An Art. 32 Investigating Officer recommended dismissal of all charges against two Air Force officers accused of assault, communicating a threat, and conduct unbecoming for alleged acts against contractors in Afghanistan. The recommendation of the IO is available here. The story presents part of a larger on-going issue that was noted first by CAAFlog (here) regarding military justice issues and military contractor’s in the field. The Art. 2(a)(10) issue raised in this report is unmistakable from the IO’s recommendations.

Thanks to Anonymous for spotting, he’s a good man/woman.
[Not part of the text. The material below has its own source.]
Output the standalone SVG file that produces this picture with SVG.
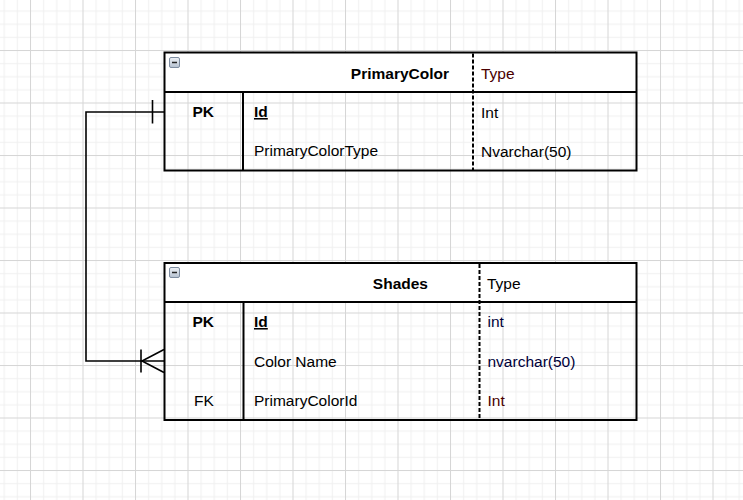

5 Responses to “Art. 32 IO Recommends Dismissal of Charges Against Military Officers in Afghanistan”

  1. CAAFlog says:

    Nothing gets the No Man as excited as talking about Article 2, with the possible exception of talking about Apprendi. I’m looking forward to the No Man’s upcoming article: The Apprendi Implications of Article 2’s Extension to Civilian Contractors in Contingency Operations.

  2. Guert Gansevoort says:

    That makes two of you.

  3. John O'Connor says:

    Yep, exactly two.

  4. No Man says:

    Don’t even get me twisted around the potential Apprendi implications of civilian courts-martial. Suffice it to say that such an article would be the functional equivalent of The Perfect Storm. Loving v. United States meet Parker v. Levy, Parker Levy meet Reid v. Covert. The topic, is a system constitutionally supportable where civilians are able to be punished at courts-martial in operations such as hurricane relief and the recovery of the Commerce Secretary’s body from a plane crash? Talk amongst yourselves.

  5. No Man says:

    I wonder if Gittins or the TC addressed the issue of availability of the Blackwater employee from the perspective of a civilian subject to the UCMJ? It seems the Blackwater employee was invited and not made available like a military witness.